Paraguay es un país pequeño en todo sentido. Tiene una población reducida y su economía es pequeña en relación con la de los países latinoamericanos. Adicionalmente, es dependiente y vulnerable de las naciones de la región en muchos ámbitos. Históricamente ha tenido que enfrentar los vaivenes de las economías vecinas, como las devaluaciones, los procesos inflacionarios, las crisis financieras, entre otras.
En términos geográficos, también se puede señalar que es un país pequeño en relación con muchos países de la región, más aún al lado del Brasil o Argentina, los vecinos más cercanos. La extensión de la frontera seca se convierte en otro factor de vulnerabilidad.
A la debilidad derivada de su tamaño demográfico, económico y geográfico, se agrega un factor todavía más importante que los anteriores, que es la corrupción de su clase política, conocida nacional e internacionalmente por dejar de lado los objetivos nacionales para priorizar sus intereses particulares.
La mayor expresión de este flagelo fueron justamente los tratados relacionados con las dos represas y, particularmente, el de Itaipú. En ambos casos es posible observar la manera en que las autoridades de turno traicionaron a la patria y a la ciudadanía paraguaya aprobando condiciones claramente desventajosas para el país.
Pero existen otros múltiples ejemplos que cotidianamente se están manifestando en la prensa y en las redes sociales, como la corrupción público-privada y su impunidad en las contrataciones públicas, las violaciones a los derechos de los pueblos indígenas por parte de paraguayos y extranjeros, la aprobación de leyes claramente contrarias al bien común o al beneficio de la mayoría, la desastrosa gestión de los gobiernos locales y departamentales.
En todos estos casos, los tres poderes del Estado están igualmente comprometidos así como todos los niveles de gobierno.

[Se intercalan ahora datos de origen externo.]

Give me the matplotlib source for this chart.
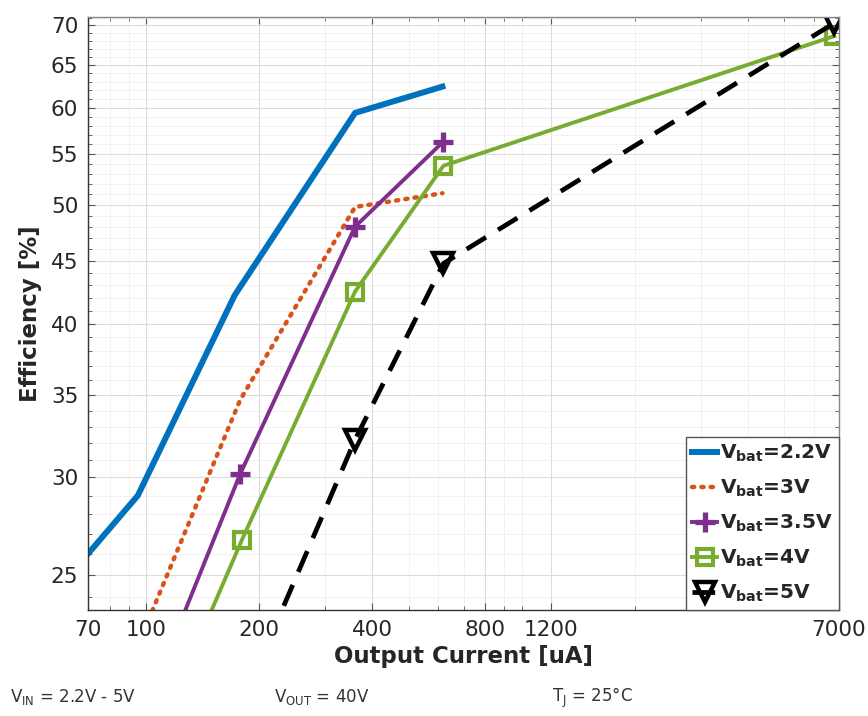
import matplotlib
matplotlib.use("Agg")
import matplotlib.pyplot as plt
from matplotlib.ticker import FixedLocator, NullFormatter, FixedFormatter

plt.rcParams['font.family'] = ['DejaVu Sans']

# Data
x_22 = [70, 95, 172, 360, 615]
y_22 = [26.0, 29.0, 42.2, 59.4, 62.4]

x_3 = [95, 178, 360, 615]
y_3 = [21.9, 34.7, 49.8, 51.1]

x_35 = [100, 178, 360, 619]
y_35 = [19.5, 30.2, 48.0, 56.3]

x_4 = [100, 180, 360, 619, 6800]
y_4 = [17.6, 26.7, 42.5, 53.8, 68.6]

x_5 = [178, 360, 619, 6800]
y_5 = [19.5, 32.2, 44.8, 70.3]

labels = [r'V$_{\mathbf{bat}}$=2.2V', r'V$_{\mathbf{bat}}$=3V', r'V$_{\mathbf{bat}}$=3.5V',
          r'V$_{\mathbf{bat}}$=4V', r'V$_{\mathbf{bat}}$=5V']
xticks = [70, 100, 200, 400, 800, 1200, 7000]
yticks = [25, 30, 35, 40, 45, 50, 55, 60, 65, 70]

fig = plt.figure(figsize=(8.68, 7.16), dpi=100)
ax = fig.add_axes([0.1014, 0.148, 0.8652, 0.8283])
ax.set_xscale('log')
ax.set_yscale('log')

ax.plot(x_22, y_22, color='#0072BD', lw=4.3, label=labels[0])
ax.plot(x_3, y_3, color='#D95319', lw=3.2, ls=(0, (0.5, 1.6)), dash_capstyle='round', label=labels[1])
ax.plot(x_35, y_35, color='#7E2F8E', lw=2.8, marker='+', ms=15, mew=3.8, label=labels[2])
ax.plot(x_4, y_4, color='#77AC30', lw=2.8, marker='s', ms=12, mew=3, mfc='none', label=labels[3])
ax.plot(x_5, y_5, color='black', lw=3.4, ls=(0, (4.8, 3.0)), marker='v', ms=14, mew=3.2, mfc='none', label=labels[4])

ax.set_xlim(70, 7000)
ax.set_ylim(23.4, 71.1)

ax.xaxis.set_major_locator(FixedLocator(xticks))
ax.xaxis.set_major_formatter(FixedFormatter([str(t) for t in xticks]))
xminor = [80, 90, 300, 500, 600, 700, 900, 1000, 2000, 3000, 4000, 5000, 6000]
ax.xaxis.set_minor_locator(FixedLocator(xminor))
ax.xaxis.set_minor_formatter(NullFormatter())
ax.yaxis.set_major_locator(FixedLocator(yticks))
ax.yaxis.set_major_formatter(FixedFormatter([str(t) for t in yticks]))
ax.yaxis.set_minor_locator(FixedLocator([v for v in range(24, 72) if v not in yticks]))
ax.yaxis.set_minor_formatter(NullFormatter())

ax.tick_params(which='both', direction='in', top=True, right=True, color='#555555')
ax.tick_params(which='major', length=5, labelsize=15.5, pad=7, labelcolor='#262626')
ax.tick_params(which='minor', length=3)

ax.grid(True, which='major', color='#dcdcdc', lw=0.8)
ax.grid(True, which='minor', color='#efefef', lw=0.6)
ax.set_axisbelow(True)
for s in ax.spines.values():
    s.set_color('#888888')
    s.set_linewidth(1.0)
ax.spines['bottom'].set_color('#333333')
ax.spines['left'].set_color('#333333')

ax.set_xlabel('Output Current [uA]', fontsize=16.5, fontweight='bold', color='#262626', labelpad=4)
ax.set_ylabel('Efficiency [%]', fontsize=16.5, fontweight='bold', color='#262626', labelpad=6)

leg = ax.legend(loc='lower right', fontsize=14.5, frameon=True, fancybox=False,
                borderpad=0.3, labelspacing=0.68, handlelength=1.25, handletextpad=0.15,
                borderaxespad=0.0, edgecolor='#555555', framealpha=1)
for t in leg.get_texts():
    t.set_fontweight('bold')
    t.set_color('#262626')

fig.text(0.012, 0.020, r'V$_{\mathrm{IN}}$ = 2.2V - 5V', fontsize=12, color='#333333')
fig.text(0.316, 0.020, r'V$_{\mathrm{OUT}}$ = 40V', fontsize=12, color='#333333')
fig.text(0.636, 0.020, r'T$_{\mathrm{J}}$ = 25°C', fontsize=12, color='#333333')

fig.savefig('out.png', dpi=100)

Desde afuera nos ven como un Estado casi fallido, con representantes corruptos y desvinculados con los objetivos del desarrollo.
En este contexto, llevar a cabo una negociación pretendiendo que ambos países ganen se convierte en una utopía. El Gobierno nacional, si quiere tener fuerza frente al Brasil, no le queda otra salida que sostenerse en su propia ciudadanía. Para ello debe ser transparente, mantener una comunicación fluida, garantizar un diálogo permanente con los actores privados que tienen legitimidad técnica y política y, sobre todo, impulsar una movilización ciudadana permanente.
De otra manera acabará con la percepción generada a partir de la última reunión con el presidente Bolsonaro. La imagen es que se fueron a hablar de la negociación de Itaipú y terminaron hablando de la cría de tilapias.
¿Esto es lo que quiere el Gobierno? Esta gestión gubernamental que se inició con un bochornoso hecho que parecía estar dirigido al negocio privado, corrupto e ilegítimo de unos pocos tiene la oportunidad de cambiar la situación. Un cambio de rumbo en su vínculo con la sociedad en lo relativo a la negociación de Itaipú le dará la oportunidad a este Gobierno de mejorar su imagen y dejar su legado.